**What you have to do:** Reproduce the listing word for word, leaving every picture behind.

------

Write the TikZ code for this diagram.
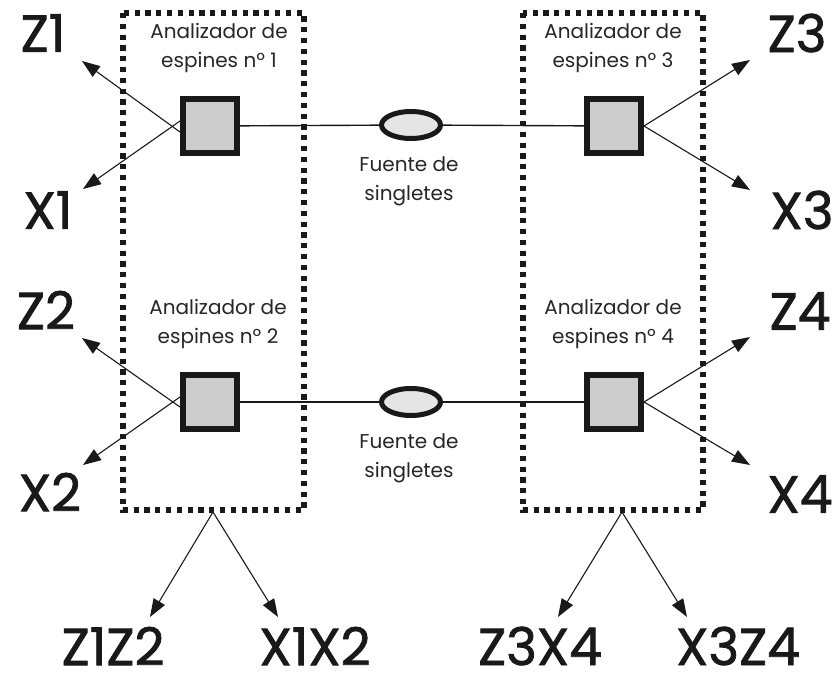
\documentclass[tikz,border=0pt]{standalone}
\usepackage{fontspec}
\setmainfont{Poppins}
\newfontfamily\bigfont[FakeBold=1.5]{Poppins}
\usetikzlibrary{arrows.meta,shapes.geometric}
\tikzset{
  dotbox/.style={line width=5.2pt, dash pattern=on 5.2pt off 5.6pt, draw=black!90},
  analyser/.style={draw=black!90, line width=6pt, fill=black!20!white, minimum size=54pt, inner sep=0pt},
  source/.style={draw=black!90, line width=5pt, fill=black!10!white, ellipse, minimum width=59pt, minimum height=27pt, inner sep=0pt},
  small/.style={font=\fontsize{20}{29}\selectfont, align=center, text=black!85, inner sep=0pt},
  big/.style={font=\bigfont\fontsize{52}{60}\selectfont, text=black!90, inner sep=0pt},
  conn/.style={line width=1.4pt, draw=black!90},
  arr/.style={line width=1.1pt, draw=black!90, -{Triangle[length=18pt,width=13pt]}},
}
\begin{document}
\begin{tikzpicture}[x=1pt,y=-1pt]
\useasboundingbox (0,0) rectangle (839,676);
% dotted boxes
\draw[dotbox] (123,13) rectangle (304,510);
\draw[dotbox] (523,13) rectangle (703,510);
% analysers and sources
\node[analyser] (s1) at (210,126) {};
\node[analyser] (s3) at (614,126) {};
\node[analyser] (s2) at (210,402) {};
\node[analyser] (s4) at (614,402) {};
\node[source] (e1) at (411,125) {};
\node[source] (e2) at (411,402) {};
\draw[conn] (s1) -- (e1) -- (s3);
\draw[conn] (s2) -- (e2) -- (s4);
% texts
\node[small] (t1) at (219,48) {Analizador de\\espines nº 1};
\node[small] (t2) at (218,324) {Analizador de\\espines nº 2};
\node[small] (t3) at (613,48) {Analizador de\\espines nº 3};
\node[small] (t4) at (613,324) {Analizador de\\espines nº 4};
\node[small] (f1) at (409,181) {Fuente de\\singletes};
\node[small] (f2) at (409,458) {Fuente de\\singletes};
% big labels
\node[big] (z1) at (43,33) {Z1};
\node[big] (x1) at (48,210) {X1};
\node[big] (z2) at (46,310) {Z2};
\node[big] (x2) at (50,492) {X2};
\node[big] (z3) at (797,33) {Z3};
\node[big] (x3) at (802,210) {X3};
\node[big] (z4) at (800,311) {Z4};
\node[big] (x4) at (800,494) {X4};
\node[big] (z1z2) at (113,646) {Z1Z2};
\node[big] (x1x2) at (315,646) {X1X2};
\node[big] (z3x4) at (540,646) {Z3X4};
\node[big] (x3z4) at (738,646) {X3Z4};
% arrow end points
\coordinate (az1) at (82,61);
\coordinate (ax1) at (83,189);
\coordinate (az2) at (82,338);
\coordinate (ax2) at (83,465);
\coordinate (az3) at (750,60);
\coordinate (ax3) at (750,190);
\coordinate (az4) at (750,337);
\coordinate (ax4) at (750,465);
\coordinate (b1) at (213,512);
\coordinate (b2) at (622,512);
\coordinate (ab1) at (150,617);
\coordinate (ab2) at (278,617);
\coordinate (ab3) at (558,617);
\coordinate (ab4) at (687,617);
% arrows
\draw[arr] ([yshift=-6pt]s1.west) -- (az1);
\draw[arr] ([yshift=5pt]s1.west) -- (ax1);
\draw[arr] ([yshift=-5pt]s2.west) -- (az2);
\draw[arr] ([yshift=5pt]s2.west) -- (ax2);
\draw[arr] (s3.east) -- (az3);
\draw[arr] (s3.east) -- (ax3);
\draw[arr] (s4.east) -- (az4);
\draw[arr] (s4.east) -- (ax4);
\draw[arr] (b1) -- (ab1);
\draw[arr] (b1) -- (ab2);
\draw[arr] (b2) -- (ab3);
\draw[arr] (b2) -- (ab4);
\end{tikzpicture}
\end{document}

------

**Response to this exercise:**
Write the TikZ code for this diagram.
\documentclass[tikz,border=0pt]{standalone}
\usepackage{fontspec}
\setmainfont{Poppins}
\newfontfamily\bigfont[FakeBold=1.5]{Poppins}
\usetikzlibrary{arrows.meta,shapes.geometric}
\tikzset{
  dotbox/.style={line width=5.2pt, dash pattern=on 5.2pt off 5.6pt, draw=black!90},
  analyser/.style={draw=black!90, line width=6pt, fill=black!20!white, minimum size=54pt, inner sep=0pt},
  source/.style={draw=black!90, line width=5pt, fill=black!10!white, ellipse, minimum width=59pt, minimum height=27pt, inner sep=0pt},
  small/.style={font=\fontsize{20}{29}\selectfont, align=center, text=black!85, inner sep=0pt},
  big/.style={font=\bigfont\fontsize{52}{60}\selectfont, text=black!90, inner sep=0pt},
  conn/.style={line width=1.4pt, draw=black!90},
  arr/.style={line width=1.1pt, draw=black!90, -{Triangle[length=18pt,width=13pt]}},
}
\begin{document}
\begin{tikzpicture}[x=1pt,y=-1pt]
\useasboundingbox (0,0) rectangle (839,676);
% dotted boxes
\draw[dotbox] (123,13) rectangle (304,510);
\draw[dotbox] (523,13) rectangle (703,510);
% analysers and sources
\node[analyser] (s1) at (210,126) {};
\node[analyser] (s3) at (614,126) {};
\node[analyser] (s2) at (210,402) {};
\node[analyser] (s4) at (614,402) {};
\node[source] (e1) at (411,125) {};
\node[source] (e2) at (411,402) {};
\draw[conn] (s1) -- (e1) -- (s3);
\draw[conn] (s2) -- (e2) -- (s4);
% texts
\node[small] (t1) at (219,48) {Analizador de\\espines nº 1};
\node[small] (t2) at (218,324) {Analizador de\\espines nº 2};
\node[small] (t3) at (613,48) {Analizador de\\espines nº 3};
\node[small] (t4) at (613,324) {Analizador de\\espines nº 4};
\node[small] (f1) at (409,181) {Fuente de\\singletes};
\node[small] (f2) at (409,458) {Fuente de\\singletes};
% big labels
\node[big] (z1) at (43,33) {Z1};
\node[big] (x1) at (48,210) {X1};
\node[big] (z2) at (46,310) {Z2};
\node[big] (x2) at (50,492) {X2};
\node[big] (z3) at (797,33) {Z3};
\node[big] (x3) at (802,210) {X3};
\node[big] (z4) at (800,311) {Z4};
\node[big] (x4) at (800,494) {X4};
\node[big] (z1z2) at (113,646) {Z1Z2};
\node[big] (x1x2) at (315,646) {X1X2};
\node[big] (z3x4) at (540,646) {Z3X4};
\node[big] (x3z4) at (738,646) {X3Z4};
% arrow end points
\coordinate (az1) at (82,61);
\coordinate (ax1) at (83,189);
\coordinate (az2) at (82,338);
\coordinate (ax2) at (83,465);
\coordinate (az3) at (750,60);
\coordinate (ax3) at (750,190);
\coordinate (az4) at (750,337);
\coordinate (ax4) at (750,465);
\coordinate (b1) at (213,512);
\coordinate (b2) at (622,512);
\coordinate (ab1) at (150,617);
\coordinate (ab2) at (278,617);
\coordinate (ab3) at (558,617);
\coordinate (ab4) at (687,617);
% arrows
\draw[arr] ([yshift=-6pt]s1.west) -- (az1);
\draw[arr] ([yshift=5pt]s1.west) -- (ax1);
\draw[arr] ([yshift=-5pt]s2.west) -- (az2);
\draw[arr] ([yshift=5pt]s2.west) -- (ax2);
\draw[arr] (s3.east) -- (az3);
\draw[arr] (s3.east) -- (ax3);
\draw[arr] (s4.east) -- (az4);
\draw[arr] (s4.east) -- (ax4);
\draw[arr] (b1) -- (ab1);
\draw[arr] (b1) -- (ab2);
\draw[arr] (b2) -- (ab3);
\draw[arr] (b2) -- (ab4);
\end{tikzpicture}
\end{document}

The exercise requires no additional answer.